Supporting Raspberry Pi® in OEM
and Test and Measurement Applications
Popularity of Raspberry Pi
There is a lot of buzz surrounding the Raspberry Pi platform. Due to its eye-popping capabilities and low price, engineers are investigating more ways to use it in their designs.
Raspberry Pi is the 3rd best-selling general-purpose computer platform, trailing only the Microsoft® Windows® PC and Apple® Macintosh®, with over 12.5 million sold as of 2017. The secrets to its success are in price, performance, and flexibility. For $35 the Raspberry Pi 3 Model B+ offers a 64-bit quad-core ARM processor, gigabit ethernet, wireless, Bluetooth™, 4 USB ports, micro SD slot, and HDMI output.
While originally created for the education market to teach computer science to students across the globe, it has rapidly expanded beyond the intended market into the hobbyist/maker market and increasingly into industrial/commercial markets.
Raspberry Pi Used in MCC Product Design
The power and capabilities of the Raspberry Pi is starting to be leveraged widely across industry, including by Measurement Computing where it is integrated into the design of its WebDAQ Series of data loggers. With the Raspberry Pi Compute Module 3 and a data acquisition device, MCC created the high performance WebDAQ 504 acoustic/vibration logger which acquires and logs 4 channels of 24-bit data, performs an FFT on all 4 channels, and displays the data to the user from a responsive web server. The success of the Raspberry Pi in processor intensive, professional engineering applications such as this demonstrates why it is now being considered as an OEM option for industrial designs.
Raspberry Pi in Test and Measurement
The Raspberry Pi does not have built-in Test and Measurement capabilities such as Analog-to-Digital Converters (ADCs), Digital-to-Analog Converters (DACs), or conditioned Digital Inputs and Outputs (DIO).

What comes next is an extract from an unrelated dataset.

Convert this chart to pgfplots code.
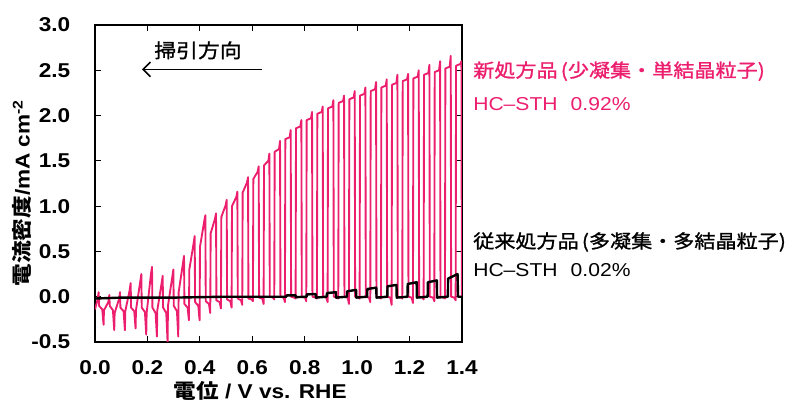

These capabilities can, however, be expanded either through the USB port or a 40-pin header that provides GPIO pins which support both SPI and I2C. A device that connects directly to the 40-pin device and stack on the Raspberry Pi is called a HAT (Hardware Attached on Top).
Over the years, individuals have published open-source designs and small companies have sold low-cost HATs for a variety of tasks, including support for analog and digital I/O. These designs and products are adequate for the education and hobbyist/maker market but have some serious short comings for professional Test and Measurement applications. Most of these devices are provided partially assembled, without specifications or programming support.
Device validation is a vitally important step in the design process as it ensures that quality metrics are adhered to and the product performs as specified. Without this process, data derived from the product might be inaccurate and endanger results that are shared, published or used for critical design decisions. The exhaustive design and validation process under-taken by Measurement Computing and other Test and Measurement companies, makes for a significant difference between most open-source designs and low-cost Raspberry Pi HATs and commercial measurement products.
MCC Support for Raspberry Pi Applications
In order to bring professional-quality measurement products to the Raspberry Pi platform, Measurement Computing has released Universal Library for Linux™ (UL for Linux) and a family of HATs specifically for professional Test and Measurement applications.
UL for Linux is an open-source Linux library which supports our most popular USB devices and provides a programming interface for both Python™ and C/C++®. This library is verified on multiple Linux distributions including Raspbian®, the distribution most popular on Raspberry Pi computers. UL for Linux and MCC’s wide selection of USB DAQ devices, greatly expands the capabilities of the Raspberry Pi computer.
While USB is the preferred option for interfacing DAQ devices in many applications, it still requires an additional cable and box. When the form-factor and physical size of the Raspberry Pi is critical to the design, a HAT solution may be more appropriate.
MCC’s family of HATs are specifically for the Test and Measurement and OEM/ODM markets. MCC DAQ HATs come with high-quality SW libraries that support Python™ and C/C++® to facilitate quick and easy development. Like all MCC products, the DAQ HATS are designed in the USA, use parts sourced through proven distributors, are fully tested and come with a 30-day money back guarantee and a 1-year warranty.
Hardware Attached on Top – MCC DAQ HATs
Measurement Computing has announced two products designed for Test and Measurement applications that conform to the Raspberry Pi HAT standard. These devices provide data acquisition features in a small, stackable format with the same quality and support MCC has provided for nearly 30 years.
The MCC 118 allows users to measure 8 single-ended channels of 12-bit data at an overall throughput of 100 kS/s. Eight devices can be stacked on a single Raspberry Pi to create a 64-channel device capable of reading data at combined rate of 320 kS/s. This product is currently orderable and shipping
The MCC 152 provides two 12-bit analog outputs along with eight 5 V or 3.3 V DIO channels enabling the creation of a full multifunction Raspberry Pi measurement and control system. This product will be available in Q4 2018.